» **Recorded information**
>> begin
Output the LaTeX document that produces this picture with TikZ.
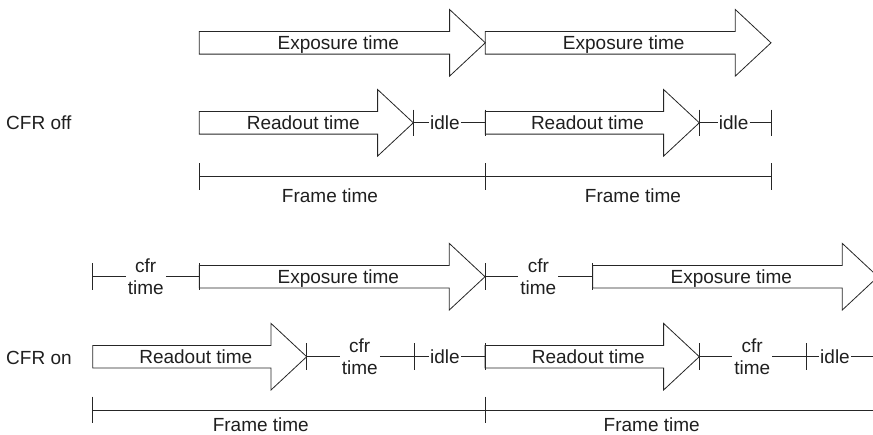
\documentclass[tikz,border=0pt]{standalone}
\usepackage{fontspec}
\setmainfont{Liberation Sans}
\newcommand\myarrow[3]{%
  \draw[arrowshape] (#1,#3-11.3) -- (#2-35.7,#3-11.3) -- (#2-35.7,#3-33.3) -- (#2,#3)
    -- (#2-35.7,#3+33.3) -- (#2-35.7,#3+11.3) -- (#1,#3+11.3) -- cycle;}
\newcommand\mytick[3]{%
  \coordinate (#1) at (#2,#3);
  \draw[tickline] ([yshift=13.3pt]#1) -- ([yshift=-13.3pt]#1);}
\begin{document}
\begin{tikzpicture}[x=1pt,y=-1pt,
  every node/.style={font=\fontsize{19}{22.3}\selectfont, text=black!88},
  arrowshape/.style={draw=black!85, line width=0.8pt, line join=miter},
  tickline/.style={draw=black!85, line width=0.8pt},
  conn/.style={draw=black!85, line width=0.8pt},
  lbl/.style={anchor=base, inner sep=0pt},
  idlebox/.style={inner sep=1pt, anchor=center},
  cfrbox/.style={inner sep=2pt, align=center, anchor=center}]
\useasboundingbox (0,0) rectangle (873,434);
\clip (0,0) rectangle (873,434);

% side labels
\node[anchor=base west, inner sep=0pt] (cfroff) at (6,129.3) {CFR off};
\node[anchor=base west, inner sep=0pt] (cfron) at (6,364.3) {CFR on};

% row 1: exposure
\myarrow{199.3}{485.3}{42.8}
\myarrow{485.3}{771}{42.8}
\node[lbl] (e1) at (338.3,49.3) {Exposure time};
\node[lbl] (e2) at (623.7,49.3) {Exposure time};

% row 2: readout (CFR off)
\myarrow{199.3}{413.3}{122.8}
\myarrow{485.3}{699.3}{122.8}
\node[lbl] (r1) at (303.3,129.3) {Readout time};
\node[lbl] (r2) at (587.5,129.3) {Readout time};
\mytick{a1}{413.3}{122.8}
\mytick{a2}{485.3}{122.8}
\mytick{a3}{699.3}{122.8}
\mytick{a4}{771}{122.8}
\node[idlebox] (i1) at (445,122.8) {idle};
\node[idlebox] (i2) at (733.7,122.8) {idle};
\draw[conn] (a1) -- (i1) -- (a2);
\draw[conn] (a3) -- (i2) -- (a4);

% frame time (CFR off)
\mytick{f1}{199.3}{176.7}
\mytick{f2}{485.3}{176.7}
\mytick{f3}{771}{176.7}
\draw[conn] (f1) -- (f3);
\node[lbl] (ft1) at (330,202) {Frame time};
\node[lbl] (ft2) at (633,202) {Frame time};

% row 3: exposure (CFR on)
\myarrow{199.3}{485}{276.7}
\myarrow{592.7}{878}{276.7}
\node[lbl] (e3) at (338.3,283.2) {Exposure time};
\node[lbl] (e4) at (731.3,283.2) {Exposure time};
\mytick{b1}{92.7}{276.7}
\mytick{b2}{199.3}{276.7}
\mytick{b3}{485}{276.7}
\mytick{b4}{592.7}{276.7}
\node[cfrbox] (c1) at (145.7,276.7) {cfr\\time};
\node[cfrbox] (c2) at (538.3,276.7) {cfr\\time};
\draw[conn] (b1) -- (c1) -- (b2);
\draw[conn] (b3) -- (c2) -- (b4);

% row 4: readout (CFR on)
\myarrow{92.7}{306.7}{356.7}
\myarrow{485}{699.3}{356.7}
\node[lbl] (r3) at (195.8,363.2) {Readout time};
\node[lbl] (r4) at (588.3,363.2) {Readout time};
\mytick{d1}{306.7}{356.7}
\mytick{d2}{414.3}{356.7}
\mytick{d3}{485}{356.7}
\mytick{d4}{699.3}{356.7}
\mytick{d5}{806.7}{356.7}
\coordinate (dend) at (873,356.7);
\node[cfrbox] (c3) at (359.7,356.7) {cfr\\time};
\node[cfrbox] (c4) at (752.2,356.7) {cfr\\time};
\node[idlebox] (i3) at (445,356.7) {idle};
\node[idlebox] (i4) at (835,356.7) {idle};
\draw[conn] (d1) -- (c3) -- (d2) -- (i3) -- (d3);
\draw[conn] (d4) -- (c4) -- (d5) -- (i4) -- (dend);

% frame time (CFR on)
\mytick{g1}{92.7}{410}
\mytick{g2}{485}{410}
\coordinate (gend) at (873,410);
\draw[conn] (g1) -- (gend);
\node[lbl] (ft3) at (260.8,431) {Frame time};
\node[lbl] (ft4) at (651.7,431) {Frame time};
\end{tikzpicture}
\end{document}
>> end
» **Task instructions**
Output the lines above in full and exactly as given, omitting any pictures.

» **Problem solution**
Output the LaTeX document that produces this picture with TikZ.
\documentclass[tikz,border=0pt]{standalone}
\usepackage{fontspec}
\setmainfont{Liberation Sans}
\newcommand\myarrow[3]{%
  \draw[arrowshape] (#1,#3-11.3) -- (#2-35.7,#3-11.3) -- (#2-35.7,#3-33.3) -- (#2,#3)
    -- (#2-35.7,#3+33.3) -- (#2-35.7,#3+11.3) -- (#1,#3+11.3) -- cycle;}
\newcommand\mytick[3]{%
  \coordinate (#1) at (#2,#3);
  \draw[tickline] ([yshift=13.3pt]#1) -- ([yshift=-13.3pt]#1);}
\begin{document}
\begin{tikzpicture}[x=1pt,y=-1pt,
  every node/.style={font=\fontsize{19}{22.3}\selectfont, text=black!88},
  arrowshape/.style={draw=black!85, line width=0.8pt, line join=miter},
  tickline/.style={draw=black!85, line width=0.8pt},
  conn/.style={draw=black!85, line width=0.8pt},
  lbl/.style={anchor=base, inner sep=0pt},
  idlebox/.style={inner sep=1pt, anchor=center},
  cfrbox/.style={inner sep=2pt, align=center, anchor=center}]
\useasboundingbox (0,0) rectangle (873,434);
\clip (0,0) rectangle (873,434);

% side labels
\node[anchor=base west, inner sep=0pt] (cfroff) at (6,129.3) {CFR off};
\node[anchor=base west, inner sep=0pt] (cfron) at (6,364.3) {CFR on};

% row 1: exposure
\myarrow{199.3}{485.3}{42.8}
\myarrow{485.3}{771}{42.8}
\node[lbl] (e1) at (338.3,49.3) {Exposure time};
\node[lbl] (e2) at (623.7,49.3) {Exposure time};

% row 2: readout (CFR off)
\myarrow{199.3}{413.3}{122.8}
\myarrow{485.3}{699.3}{122.8}
\node[lbl] (r1) at (303.3,129.3) {Readout time};
\node[lbl] (r2) at (587.5,129.3) {Readout time};
\mytick{a1}{413.3}{122.8}
\mytick{a2}{485.3}{122.8}
\mytick{a3}{699.3}{122.8}
\mytick{a4}{771}{122.8}
\node[idlebox] (i1) at (445,122.8) {idle};
\node[idlebox] (i2) at (733.7,122.8) {idle};
\draw[conn] (a1) -- (i1) -- (a2);
\draw[conn] (a3) -- (i2) -- (a4);

% frame time (CFR off)
\mytick{f1}{199.3}{176.7}
\mytick{f2}{485.3}{176.7}
\mytick{f3}{771}{176.7}
\draw[conn] (f1) -- (f3);
\node[lbl] (ft1) at (330,202) {Frame time};
\node[lbl] (ft2) at (633,202) {Frame time};

% row 3: exposure (CFR on)
\myarrow{199.3}{485}{276.7}
\myarrow{592.7}{878}{276.7}
\node[lbl] (e3) at (338.3,283.2) {Exposure time};
\node[lbl] (e4) at (731.3,283.2) {Exposure time};
\mytick{b1}{92.7}{276.7}
\mytick{b2}{199.3}{276.7}
\mytick{b3}{485}{276.7}
\mytick{b4}{592.7}{276.7}
\node[cfrbox] (c1) at (145.7,276.7) {cfr\\time};
\node[cfrbox] (c2) at (538.3,276.7) {cfr\\time};
\draw[conn] (b1) -- (c1) -- (b2);
\draw[conn] (b3) -- (c2) -- (b4);

% row 4: readout (CFR on)
\myarrow{92.7}{306.7}{356.7}
\myarrow{485}{699.3}{356.7}
\node[lbl] (r3) at (195.8,363.2) {Readout time};
\node[lbl] (r4) at (588.3,363.2) {Readout time};
\mytick{d1}{306.7}{356.7}
\mytick{d2}{414.3}{356.7}
\mytick{d3}{485}{356.7}
\mytick{d4}{699.3}{356.7}
\mytick{d5}{806.7}{356.7}
\coordinate (dend) at (873,356.7);
\node[cfrbox] (c3) at (359.7,356.7) {cfr\\time};
\node[cfrbox] (c4) at (752.2,356.7) {cfr\\time};
\node[idlebox] (i3) at (445,356.7) {idle};
\node[idlebox] (i4) at (835,356.7) {idle};
\draw[conn] (d1) -- (c3) -- (d2) -- (i3) -- (d3);
\draw[conn] (d4) -- (c4) -- (d5) -- (i4) -- (dend);

% frame time (CFR on)
\mytick{g1}{92.7}{410}
\mytick{g2}{485}{410}
\coordinate (gend) at (873,410);
\draw[conn] (g1) -- (gend);
\node[lbl] (ft3) at (260.8,431) {Frame time};
\node[lbl] (ft4) at (651.7,431) {Frame time};
\end{tikzpicture}
\end{document}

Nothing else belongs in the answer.